Spending constraints may leave the Energy Department $10 billion short of what it needs to follow its latest blueprint for cleaning up nuclear weapons plants.
The new estimate for five years' worth of environmental repair work is $38 billion. But current spending caps limit budget requests to $10 billion less than that.If DOE is given $28 billion for cleanup from 1993 to 1997, abiding by cleanup agreements with states and meeting federal environmental standards "would be very difficult," said Leo Duffy, director of the department's Office of Environmental Restoration and Waste Management.
Duffy stopped short of predicting his office wouldn't have enough money to meet its responsibilities, however. "That's an issue that we're going to be dealing with OMB (Office of Management and Budget) and Congress over the next nine months," he said Thursday.
Department spending requests go through OMB, which decides how much money the administration will seek in its budget request.

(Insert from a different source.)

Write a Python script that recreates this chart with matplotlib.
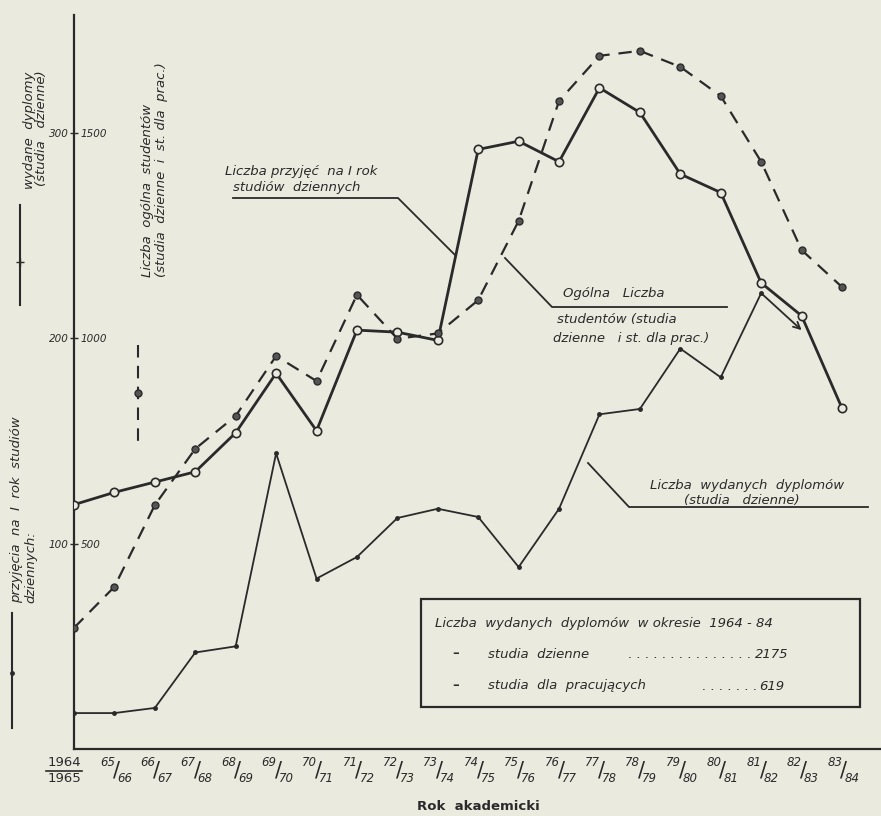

"The real test will be when the doors close and they have to justify to OMB their funding request," said Rep. Dennis Eckart, D-Ohio, sponsor of legislation that would force the government to obey environmental laws.
"If they're playing chicken, it's a high-stakes game of chicken with the White House," Eckart said. By outlining needs that exceed budget limits, he said, DOE "is going to force George Bush into a very difficult choice: either breaking the budget or breaking his promise as the environmental president."
The nuclear waste cleanup budget ran into trouble this year in the Senate, which voted to cut the department's environmental account and use $182 million to develop and test new nuclear weapons.